--- BEGIN ---
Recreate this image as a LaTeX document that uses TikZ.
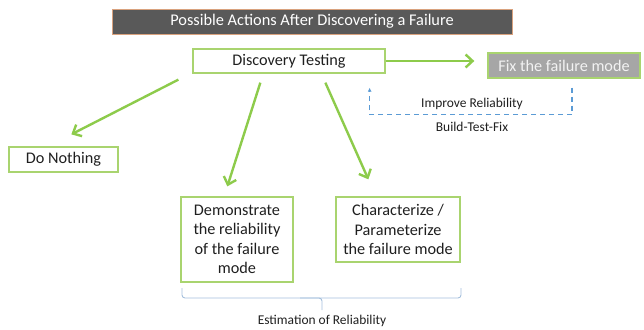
\documentclass[tikz,border=0pt]{standalone}
\usepackage{fontspec}
\setmainfont{Carlito}
\usetikzlibrary{arrows.meta}

\definecolor{barfill}{HTML}{595959}
\definecolor{baredge}{HTML}{D9A27E}
\definecolor{boxgreen}{HTML}{A9D46F}
\definecolor{arrowgreen}{HTML}{8DCB4B}
\definecolor{fixgray}{HTML}{A6A6A6}
\definecolor{loopblue}{HTML}{5B9BD5}
\definecolor{bracecolor}{HTML}{A4BFDC}
\definecolor{inktext}{HTML}{1F1F1F}

\begin{document}
\begin{tikzpicture}[x=1bp,y=-1bp,
    actionbox/.style={draw=boxgreen, line width=1.3bp, inner sep=0pt, align=center,
      text=inktext, font=\fontsize{16.3}{19.5}\selectfont},
    greenarrow/.style={draw=arrowgreen, line width=2.4bp,
      -{Straight Barb[length=7bp,width=13bp]}},
    loopline/.style={draw=loopblue, line width=1.1bp, dash pattern=on 5bp off 4bp,
      -{Latex[length=4bp,width=4bp]}},
    smalltext/.style={text=inktext, font=\fontsize{13.5}{16}\selectfont, inner sep=0pt},
  ]
  \newcommand{\boxh}{25bp}

  \useasboundingbox (0,0) rectangle (644,329);

  % Draw title bar
  \node[fill=barfill, draw=baredge, line width=0.8bp, minimum width=400bp, minimum height=\boxh,
    text=white, font=\fontsize{16.4}{19}\selectfont] (title) at (312,21.5)
    {Possible Actions After Discovering a Failure};

  % Draw action boxes
  \node[actionbox, minimum width=192bp, minimum height=24bp] (disc) at (289,61) {Discovery Testing};
  \node[actionbox, fill=fixgray, text=white!95!black, minimum width=152bp, minimum height=\boxh] (fix)
    at (564,65.5) {Fix the failure mode};
  \node[actionbox, minimum width=109bp, minimum height=\boxh] (nothing) at (63.5,159.5) {Do Nothing};
  \node[actionbox, minimum width=112bp, minimum height=85bp] (demo) at (237,239.5)
    {Demonstrate\\the reliability\\of the failure\\mode};
  \node[actionbox, minimum width=124bp, minimum height=65bp] (char) at (398,229.5)
    {Characterize /\\Parameterize\\the failure mode};

  % Draw arrows out of discovery testing
  \draw[greenarrow] (disc.east) -- ([xshift=-13bp]disc.east -| fix.west);
  \draw[greenarrow] ([xshift=-14bp,yshift=-6bp]disc.south west) -- ([xshift=63bp,yshift=12bp]nothing.north west);
  \draw[greenarrow] ([xshift=68bp,yshift=-9bp]disc.south west) -- ([xshift=47bp,yshift=10bp]demo.north west);
  \draw[greenarrow] ([xshift=133bp,yshift=-9bp]disc.south west) -- ([xshift=33bp,yshift=17bp]char.north west);

  % Draw build-test-fix loop
  \coordinate (fixdrop) at ([xshift=8bp,yshift=-9bp]fix.south);
  \coordinate (discrise) at ([xshift=-16bp,yshift=-14bp]disc.south east);
  \draw[loopline] (fixdrop) -- ++(0,27) -| (discrise);
  \node[smalltext] (improve) at (472,104) {Improve Reliability};
  \node[smalltext] (btf) at (472,127) {Build-Test-Fix};

  % Draw brace under the estimation boxes
  \draw[bracecolor, line width=0.9bp, rounded corners=3bp]
    (182,288) |- (322,298) -- (322,310);
  \draw[bracecolor, line width=0.9bp, rounded corners=3bp]
    (300,298) -| (461,288);
  \node[smalltext] (estim) at (322,321) {Estimation of Reliability};
\end{tikzpicture}
\end{document}
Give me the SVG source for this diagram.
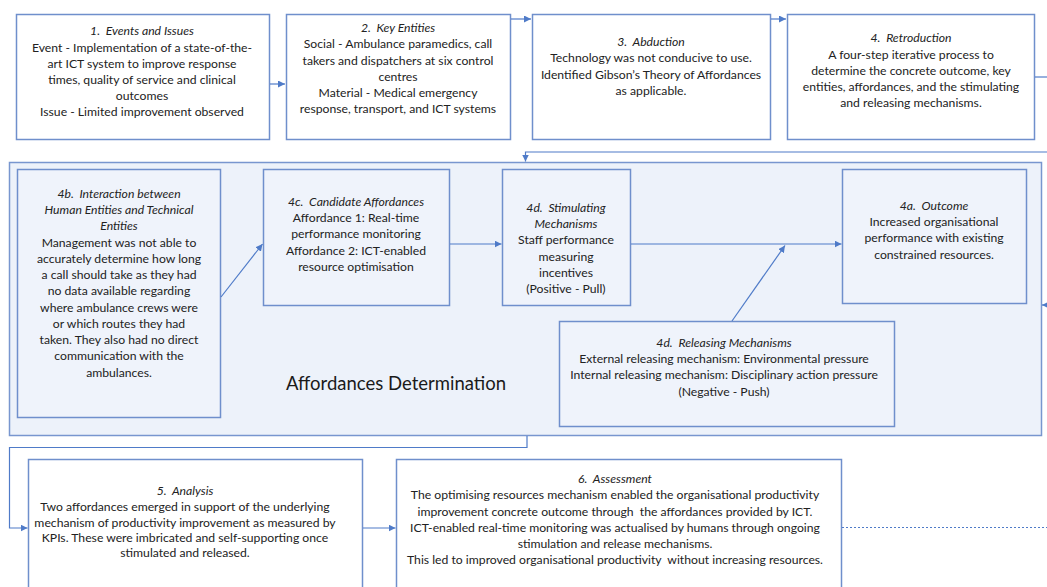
<svg xmlns="http://www.w3.org/2000/svg" width="1047" height="587" viewBox="0 0 1047 587">
<defs>
<style>
.bx{fill:#ffffff;stroke:#6f8fcc;stroke-width:1.5}
.ib{fill:#eff3fb;stroke:#6f8fcc;stroke-width:1.5}
.ct{fill:#edf2fa;stroke:#7896cf;stroke-width:1.5}
.t{font-family:Lato,"Liberation Sans",sans-serif;font-size:12.2px;fill:#222222;text-anchor:middle;white-space:pre}
.i{font-style:italic}
.big{font-family:Lato,"Liberation Sans",sans-serif;font-size:18.5px;fill:#1a1a1a}
.c{fill:none;stroke:#4f7bc8;stroke-width:1.2}
.d{fill:none;stroke:#4f7bc8;stroke-width:1.2;stroke-dasharray:2 2}
</style>
<marker id="ah" viewBox="0 0 10 10" refX="10" refY="5" markerWidth="7" markerHeight="7" markerUnits="userSpaceOnUse" orient="auto">
<path d="M0,0 L10,5 L0,10 z" fill="#4f7bc8"/>
</marker>
</defs>
<rect width="1047" height="587" fill="#ffffff"/>

<g id="container">
<rect class="ct" x="9.5" y="162.5" width="1032" height="273"/>
<text class="big" x="286" y="390">Affordances Determination</text>
</g>

<g id="n1">
<rect class="bx" x="16.5" y="14.5" width="253" height="125"/>
<text class="t i" x="142" y="35">1.  Events and Issues</text>
<text class="t" x="142" y="51.5">Event - Implementation of a state-of-the-</text>
<text class="t" x="142" y="68">art ICT system to improve response</text>
<text class="t" x="142" y="84">times, quality of service and clinical</text>
<text class="t" x="142" y="100">outcomes</text>
<text class="t" x="142" y="116">Issue - Limited improvement observed</text>
</g>

<g id="n2">
<rect class="bx" x="286.5" y="14.5" width="224" height="125"/>
<text class="t i" x="398" y="31.5">2.  Key Entities</text>
<text class="t" x="398" y="48">Social - Ambulance paramedics, call</text>
<text class="t" x="398" y="64.5">takers and dispatchers at six control</text>
<text class="t" x="398" y="80.5">centres</text>
<text class="t" x="398" y="97">Material - Medical emergency</text>
<text class="t" x="398" y="113">response, transport, and ICT systems</text>
</g>

<g id="n3">
<rect class="bx" x="532.5" y="14.5" width="238" height="125"/>
<text class="t i" x="651" y="46">3.  Abduction</text>
<text class="t" x="651" y="62">Technology was not conducive to use.</text>
<text class="t" x="651" y="78.5">Identified Gibson’s Theory of Affordances</text>
<text class="t" x="651" y="94.5">as applicable.</text>
</g>

<g id="n4">
<rect class="bx" x="787.5" y="14.5" width="247" height="125"/>
<text class="t i" x="911" y="42">4.  Retroduction</text>
<text class="t" x="911" y="58.5">A four-step iterative process to</text>
<text class="t" x="911" y="75">determine the concrete outcome, key</text>
<text class="t" x="911" y="91">entities, affordances, and the stimulating</text>
<text class="t" x="911" y="107">and releasing mechanisms.</text>
</g>

<g id="n4b">
<rect class="ib" x="17.5" y="169.5" width="203" height="248"/>
<text class="t i" x="119" y="197.5">4b.  Interaction between</text>
<text class="t i" x="119" y="214">Human Entities and Technical</text>
<text class="t i" x="119" y="230">Entities</text>
<text class="t" x="119" y="246.5">Management was not able to</text>
<text class="t" x="119" y="262.5">accurately determine how long</text>
<text class="t" x="119" y="279">a call should take as they had</text>
<text class="t" x="119" y="295">no data available regarding</text>
<text class="t" x="119" y="311.5">where ambulance crews were</text>
<text class="t" x="119" y="327.5">or which routes they had</text>
<text class="t" x="119" y="344">taken. They also had no direct</text>
<text class="t" x="119" y="360">communication with the</text>
<text class="t" x="119" y="376.5">ambulances.</text>
</g>

<g id="n4c">
<rect class="ib" x="263.5" y="169.5" width="186" height="136"/>
<text class="t i" x="356" y="205.5">4c.  Candidate Affordances</text>
<text class="t" x="356" y="222">Affordance 1: Real-time</text>
<text class="t" x="356" y="238">performance monitoring</text>
<text class="t" x="356" y="254.5">Affordance 2: ICT-enabled</text>
<text class="t" x="356" y="270.5">resource optimisation</text>
</g>

<g id="n4d-stim">
<rect class="ib" x="502.5" y="169.5" width="128" height="136"/>
<text class="t i" x="566" y="211.5">4d.  Stimulating</text>
<text class="t i" x="566" y="228">Mechanisms</text>
<text class="t" x="566" y="244">Staff performance</text>
<text class="t" x="566" y="261">measuring</text>
<text class="t" x="566" y="276.5">incentives</text>
<text class="t" x="566" y="293">(Positive - Pull)</text>
</g>

<g id="n4a">
<rect class="ib" x="842.5" y="169.5" width="184" height="134"/>
<text class="t i" x="934" y="209.5">4a.  Outcome</text>
<text class="t" x="934" y="226">Increased organisational</text>
<text class="t" x="934" y="242">performance with existing</text>
<text class="t" x="934" y="258.5">constrained resources.</text>
</g>

<g id="n4d-rel">
<rect class="ib" x="559.5" y="321.5" width="335" height="105"/>
<text class="t i" x="724" y="346.5">4d.  Releasing Mechanisms</text>
<text class="t" x="724" y="363">External releasing mechanism: Environmental pressure</text>
<text class="t" x="724" y="379">Internal releasing mechanism: Disciplinary action pressure</text>
<text class="t" x="724" y="395.5">(Negative - Push)</text>
</g>

<g id="n5">
<rect class="bx" x="28.5" y="459.5" width="334" height="135"/>
<text class="t i" x="185" y="494.5">5.  Analysis</text>
<text class="t" x="185" y="510.5">Two affordances emerged in support of the underlying</text>
<text class="t" x="185" y="526.5">mechanism of productivity improvement as measured by</text>
<text class="t" x="185" y="541.5">KPIs. These were imbricated and self-supporting once</text>
<text class="t" x="185" y="557">stimulated and released.</text>
</g>

<g id="n6">
<rect class="bx" x="396.5" y="459.5" width="445" height="135"/>
<text class="t i" x="615" y="482.5">6.  Assessment</text>
<text class="t" x="615" y="499">The optimising resources mechanism enabled the organisational productivity</text>
<text class="t" x="615" y="515.5">improvement concrete outcome through  the affordances provided by ICT.</text>
<text class="t" x="615" y="531.5">ICT-enabled real-time monitoring was actualised by humans through ongoing</text>
<text class="t" x="615" y="547.5">stimulation and release mechanisms.</text>
<text class="t" x="615" y="563.5">This led to improved organisational productivity  without increasing resources.</text>
</g>

<g id="connectors">
<path class="c" d="M270,84 H285" marker-end="url(#ah)"/>
<path class="c" d="M511,19 H531" marker-end="url(#ah)"/>
<path class="c" d="M771,19 H786" marker-end="url(#ah)"/>
<path class="c" d="M1035,77 H1047"/>
<path class="c" d="M1047,152 H525.5 V161.5" marker-end="url(#ah)"/>
<path class="c" d="M221,297 L262.5,244" marker-end="url(#ah)"/>
<path class="c" d="M450,244 H501.5" marker-end="url(#ah)"/>
<path class="c" d="M631,244 H841.5" marker-end="url(#ah)"/>
<path class="c" d="M732,321 L785,245.5" marker-end="url(#ah)"/>
<path class="c" d="M1049,305 H1042" marker-end="url(#ah)"/>
<path class="c" d="M527,436 V447.5 H9.5 V528 H27.5" marker-end="url(#ah)"/>
<path class="c" d="M363,528 H395.5" marker-end="url(#ah)"/>
<path class="d" d="M842,527.5 H1047"/>
</g>
</svg>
--- END ---
** What is needed **
Only the lines from the top of the records through the line with "Actions After Discovering" belong in the copy; write them out exactly, leaving out pictures.

** Reply **
Recreate this image as a LaTeX document that uses TikZ.
\documentclass[tikz,border=0pt]{standalone}
\usepackage{fontspec}
\setmainfont{Carlito}
\usetikzlibrary{arrows.meta}

\definecolor{barfill}{HTML}{595959}
\definecolor{baredge}{HTML}{D9A27E}
\definecolor{boxgreen}{HTML}{A9D46F}
\definecolor{arrowgreen}{HTML}{8DCB4B}
\definecolor{fixgray}{HTML}{A6A6A6}
\definecolor{loopblue}{HTML}{5B9BD5}
\definecolor{bracecolor}{HTML}{A4BFDC}
\definecolor{inktext}{HTML}{1F1F1F}

\begin{document}
\begin{tikzpicture}[x=1bp,y=-1bp,
    actionbox/.style={draw=boxgreen, line width=1.3bp, inner sep=0pt, align=center,
      text=inktext, font=\fontsize{16.3}{19.5}\selectfont},
    greenarrow/.style={draw=arrowgreen, line width=2.4bp,
      -{Straight Barb[length=7bp,width=13bp]}},
    loopline/.style={draw=loopblue, line width=1.1bp, dash pattern=on 5bp off 4bp,
      -{Latex[length=4bp,width=4bp]}},
    smalltext/.style={text=inktext, font=\fontsize{13.5}{16}\selectfont, inner sep=0pt},
  ]
  \newcommand{\boxh}{25bp}

  \useasboundingbox (0,0) rectangle (644,329);

  % Draw title bar
  \node[fill=barfill, draw=baredge, line width=0.8bp, minimum width=400bp, minimum height=\boxh,
    text=white, font=\fontsize{16.4}{19}\selectfont] (title) at (312,21.5)
    {Possible Actions After Discovering a Failure};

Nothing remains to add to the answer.